BEGIN RECORDED DATA

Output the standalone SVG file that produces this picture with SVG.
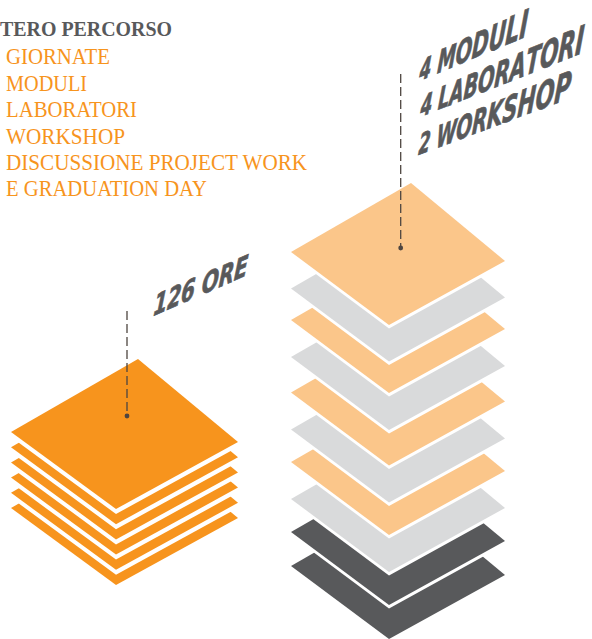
<svg xmlns="http://www.w3.org/2000/svg" xmlns:xlink="http://www.w3.org/1999/xlink" width="592" height="639" viewBox="0 0 592 639">
<style>
.o{fill:#f7941d}
.lo{fill:#fbc68a}
.g{fill:#d9dadb}
.d{fill:#58595b}
.w{fill:#ffffff}
.hd{font-family:"Liberation Serif","DejaVu Serif",serif;font-weight:bold;font-size:22px;fill:#58595b}
.li{font-family:"Liberation Serif","DejaVu Serif",serif;font-size:23px;fill:#f7941d}
.iso{font-family:"DejaVu Sans Condensed","DejaVu Sans","Liberation Sans",sans-serif;font-weight:bold;font-style:italic;font-size:28px;fill:#58595b;stroke:#58595b;stroke-width:0.7}
.dash{stroke:#4e4540;stroke-width:1.3;stroke-dasharray:9 4;fill:none}
.dot{fill:#4e4540}
</style>
<defs>
<polygon id="dl" points="11,432 138,359 238,442 116,509"/>
<polygon id="dr" points="291,252 411,183 505,261 389,325"/>
</defs>
<rect width="592" height="639" fill="#ffffff"/>

<g id="legend">
<text class="hd" x="0" y="36" textLength="172" lengthAdjust="spacingAndGlyphs">TERO PERCORSO</text>
<text class="li" x="6" y="64" textLength="104" lengthAdjust="spacingAndGlyphs">GIORNATE</text>
<text class="li" x="6" y="90.5" textLength="81" lengthAdjust="spacingAndGlyphs">MODULI</text>
<text class="li" x="6" y="117" textLength="131" lengthAdjust="spacingAndGlyphs">LABORATORI</text>
<text class="li" x="6" y="143.5" textLength="119" lengthAdjust="spacingAndGlyphs">WORKSHOP</text>
<text class="li" x="6" y="170" textLength="301" lengthAdjust="spacingAndGlyphs">DISCUSSIONE PROJECT WORK</text>
<text class="li" x="6" y="196" textLength="201" lengthAdjust="spacingAndGlyphs">E GRADUATION DAY</text>
</g>

<g id="stack-left">
<use xlink:href="#dl" class="o" transform="translate(0,76)"/>
<use xlink:href="#dl" class="w" transform="translate(0,65.8)"/>
<use xlink:href="#dl" class="o" transform="translate(0,60.8)"/>
<use xlink:href="#dl" class="w" transform="translate(0,50.6)"/>
<use xlink:href="#dl" class="o" transform="translate(0,45.6)"/>
<use xlink:href="#dl" class="w" transform="translate(0,35.4)"/>
<use xlink:href="#dl" class="o" transform="translate(0,30.4)"/>
<use xlink:href="#dl" class="w" transform="translate(0,20.2)"/>
<use xlink:href="#dl" class="o" transform="translate(0,15.2)"/>
<use xlink:href="#dl" class="w" transform="translate(0,5)"/>
<use xlink:href="#dl" class="o"/>
</g>

<g id="stack-right">
<use xlink:href="#dr" class="d" transform="translate(0,314)"/>
<use xlink:href="#dr" class="w" transform="translate(0,283.5)"/>
<use xlink:href="#dr" class="d" transform="translate(0,280)"/>
<use xlink:href="#dr" class="w" transform="translate(0,250.5)"/>
<use xlink:href="#dr" class="g" transform="translate(0,247)"/>
<use xlink:href="#dr" class="w" transform="translate(0,213.5)"/>
<use xlink:href="#dr" class="lo" transform="translate(0,210)"/>
<use xlink:href="#dr" class="w" transform="translate(0,181)"/>
<use xlink:href="#dr" class="g" transform="translate(0,177.5)"/>
<use xlink:href="#dr" class="w" transform="translate(0,144)"/>
<use xlink:href="#dr" class="lo" transform="translate(0,140.5)"/>
<use xlink:href="#dr" class="w" transform="translate(0,108.5)"/>
<use xlink:href="#dr" class="g" transform="translate(0,105)"/>
<use xlink:href="#dr" class="w" transform="translate(0,71.5)"/>
<use xlink:href="#dr" class="lo" transform="translate(0,68)"/>
<use xlink:href="#dr" class="w" transform="translate(0,40)"/>
<use xlink:href="#dr" class="g" transform="translate(0,36.5)"/>
<use xlink:href="#dr" class="w" transform="translate(0,3.5)"/>
<use xlink:href="#dr" class="lo"/>
</g>

<g id="label-ore" transform="translate(153,316) skewY(-23.5) skewX(-5)">
<text class="iso" x="0" y="0" font-size="30" textLength="94" lengthAdjust="spacingAndGlyphs">126 ORE</text>
</g>

<g id="label-moduli">
<g transform="translate(419,81) skewY(-22.5) skewX(-5)">
<text class="iso" x="0" y="0" textLength="108" lengthAdjust="spacingAndGlyphs"><tspan font-size="28">4</tspan><tspan font-size="29.4"> </tspan><tspan font-size="30.9">M</tspan><tspan font-size="32.3">O</tspan><tspan font-size="33.7">D</tspan><tspan font-size="35.1">U</tspan><tspan font-size="36.6">L</tspan><tspan font-size="37.5">I</tspan></text>
</g>
<g transform="translate(420,117) skewY(-21.5) skewX(-5)">
<text class="iso" x="0" y="0" textLength="163" lengthAdjust="spacingAndGlyphs"><tspan font-size="28">4</tspan><tspan font-size="28.9"> </tspan><tspan font-size="29.8">L</tspan><tspan font-size="30.7">A</tspan><tspan font-size="31.6">B</tspan><tspan font-size="32.5">O</tspan><tspan font-size="33.5">R</tspan><tspan font-size="34.4">A</tspan><tspan font-size="35.3">T</tspan><tspan font-size="36.2">O</tspan><tspan font-size="37.1">R</tspan><tspan font-size="38">I</tspan></text>
</g>
<g transform="translate(418,155) skewY(-20.5) skewX(-5)">
<text class="iso" x="0" y="0" textLength="152" lengthAdjust="spacingAndGlyphs"><tspan font-size="28">2</tspan><tspan font-size="29.1"> </tspan><tspan font-size="30.2">W</tspan><tspan font-size="31.3">O</tspan><tspan font-size="32.4">R</tspan><tspan font-size="33.6">K</tspan><tspan font-size="34.7">S</tspan><tspan font-size="35.8">H</tspan><tspan font-size="36.9">O</tspan><tspan font-size="38">P</tspan></text>
</g>
</g>

<g id="connectors">
<line class="dash" x1="127" y1="311" x2="127" y2="416"/>
<circle class="dot" cx="127" cy="416" r="2.4"/>
<line class="dash" x1="400.7" y1="74" x2="400.7" y2="248"/>
<circle class="dot" cx="400.7" cy="248" r="2.4"/>
</g>
</svg>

END RECORDED DATA

Repeat all of the data above word for word, minus the pictures.

Output the standalone SVG file that produces this picture with SVG.
<svg xmlns="http://www.w3.org/2000/svg" xmlns:xlink="http://www.w3.org/1999/xlink" width="592" height="639" viewBox="0 0 592 639">
<style>
.o{fill:#f7941d}
.lo{fill:#fbc68a}
.g{fill:#d9dadb}
.d{fill:#58595b}
.w{fill:#ffffff}
.hd{font-family:"Liberation Serif","DejaVu Serif",serif;font-weight:bold;font-size:22px;fill:#58595b}
.li{font-family:"Liberation Serif","DejaVu Serif",serif;font-size:23px;fill:#f7941d}
.iso{font-family:"DejaVu Sans Condensed","DejaVu Sans","Liberation Sans",sans-serif;font-weight:bold;font-style:italic;font-size:28px;fill:#58595b;stroke:#58595b;stroke-width:0.7}
.dash{stroke:#4e4540;stroke-width:1.3;stroke-dasharray:9 4;fill:none}
.dot{fill:#4e4540}
</style>
<defs>
<polygon id="dl" points="11,432 138,359 238,442 116,509"/>
<polygon id="dr" points="291,252 411,183 505,261 389,325"/>
</defs>
<rect width="592" height="639" fill="#ffffff"/>

<g id="legend">
<text class="hd" x="0" y="36" textLength="172" lengthAdjust="spacingAndGlyphs">TERO PERCORSO</text>
<text class="li" x="6" y="64" textLength="104" lengthAdjust="spacingAndGlyphs">GIORNATE</text>
<text class="li" x="6" y="90.5" textLength="81" lengthAdjust="spacingAndGlyphs">MODULI</text>
<text class="li" x="6" y="117" textLength="131" lengthAdjust="spacingAndGlyphs">LABORATORI</text>
<text class="li" x="6" y="143.5" textLength="119" lengthAdjust="spacingAndGlyphs">WORKSHOP</text>
<text class="li" x="6" y="170" textLength="301" lengthAdjust="spacingAndGlyphs">DISCUSSIONE PROJECT WORK</text>
<text class="li" x="6" y="196" textLength="201" lengthAdjust="spacingAndGlyphs">E GRADUATION DAY</text>
</g>

<g id="stack-left">
<use xlink:href="#dl" class="o" transform="translate(0,76)"/>
<use xlink:href="#dl" class="w" transform="translate(0,65.8)"/>
<use xlink:href="#dl" class="o" transform="translate(0,60.8)"/>
<use xlink:href="#dl" class="w" transform="translate(0,50.6)"/>
<use xlink:href="#dl" class="o" transform="translate(0,45.6)"/>
<use xlink:href="#dl" class="w" transform="translate(0,35.4)"/>
<use xlink:href="#dl" class="o" transform="translate(0,30.4)"/>
<use xlink:href="#dl" class="w" transform="translate(0,20.2)"/>
<use xlink:href="#dl" class="o" transform="translate(0,15.2)"/>
<use xlink:href="#dl" class="w" transform="translate(0,5)"/>
<use xlink:href="#dl" class="o"/>
</g>

<g id="stack-right">
<use xlink:href="#dr" class="d" transform="translate(0,314)"/>
<use xlink:href="#dr" class="w" transform="translate(0,283.5)"/>
<use xlink:href="#dr" class="d" transform="translate(0,280)"/>
<use xlink:href="#dr" class="w" transform="translate(0,250.5)"/>
<use xlink:href="#dr" class="g" transform="translate(0,247)"/>
<use xlink:href="#dr" class="w" transform="translate(0,213.5)"/>
<use xlink:href="#dr" class="lo" transform="translate(0,210)"/>
<use xlink:href="#dr" class="w" transform="translate(0,181)"/>
<use xlink:href="#dr" class="g" transform="translate(0,177.5)"/>
<use xlink:href="#dr" class="w" transform="translate(0,144)"/>
<use xlink:href="#dr" class="lo" transform="translate(0,140.5)"/>
<use xlink:href="#dr" class="w" transform="translate(0,108.5)"/>
<use xlink:href="#dr" class="g" transform="translate(0,105)"/>
<use xlink:href="#dr" class="w" transform="translate(0,71.5)"/>
<use xlink:href="#dr" class="lo" transform="translate(0,68)"/>
<use xlink:href="#dr" class="w" transform="translate(0,40)"/>
<use xlink:href="#dr" class="g" transform="translate(0,36.5)"/>
<use xlink:href="#dr" class="w" transform="translate(0,3.5)"/>
<use xlink:href="#dr" class="lo"/>
</g>

<g id="label-ore" transform="translate(153,316) skewY(-23.5) skewX(-5)">
<text class="iso" x="0" y="0" font-size="30" textLength="94" lengthAdjust="spacingAndGlyphs">126 ORE</text>
</g>

<g id="label-moduli">
<g transform="translate(419,81) skewY(-22.5) skewX(-5)">
<text class="iso" x="0" y="0" textLength="108" lengthAdjust="spacingAndGlyphs"><tspan font-size="28">4</tspan><tspan font-size="29.4"> </tspan><tspan font-size="30.9">M</tspan><tspan font-size="32.3">O</tspan><tspan font-size="33.7">D</tspan><tspan font-size="35.1">U</tspan><tspan font-size="36.6">L</tspan><tspan font-size="37.5">I</tspan></text>
</g>
<g transform="translate(420,117) skewY(-21.5) skewX(-5)">
<text class="iso" x="0" y="0" textLength="163" lengthAdjust="spacingAndGlyphs"><tspan font-size="28">4</tspan><tspan font-size="28.9"> </tspan><tspan font-size="29.8">L</tspan><tspan font-size="30.7">A</tspan><tspan font-size="31.6">B</tspan><tspan font-size="32.5">O</tspan><tspan font-size="33.5">R</tspan><tspan font-size="34.4">A</tspan><tspan font-size="35.3">T</tspan><tspan font-size="36.2">O</tspan><tspan font-size="37.1">R</tspan><tspan font-size="38">I</tspan></text>
</g>
<g transform="translate(418,155) skewY(-20.5) skewX(-5)">
<text class="iso" x="0" y="0" textLength="152" lengthAdjust="spacingAndGlyphs"><tspan font-size="28">2</tspan><tspan font-size="29.1"> </tspan><tspan font-size="30.2">W</tspan><tspan font-size="31.3">O</tspan><tspan font-size="32.4">R</tspan><tspan font-size="33.6">K</tspan><tspan font-size="34.7">S</tspan><tspan font-size="35.8">H</tspan><tspan font-size="36.9">O</tspan><tspan font-size="38">P</tspan></text>
</g>
</g>

<g id="connectors">
<line class="dash" x1="127" y1="311" x2="127" y2="416"/>
<circle class="dot" cx="127" cy="416" r="2.4"/>
<line class="dash" x1="400.7" y1="74" x2="400.7" y2="248"/>
<circle class="dot" cx="400.7" cy="248" r="2.4"/>
</g>
</svg>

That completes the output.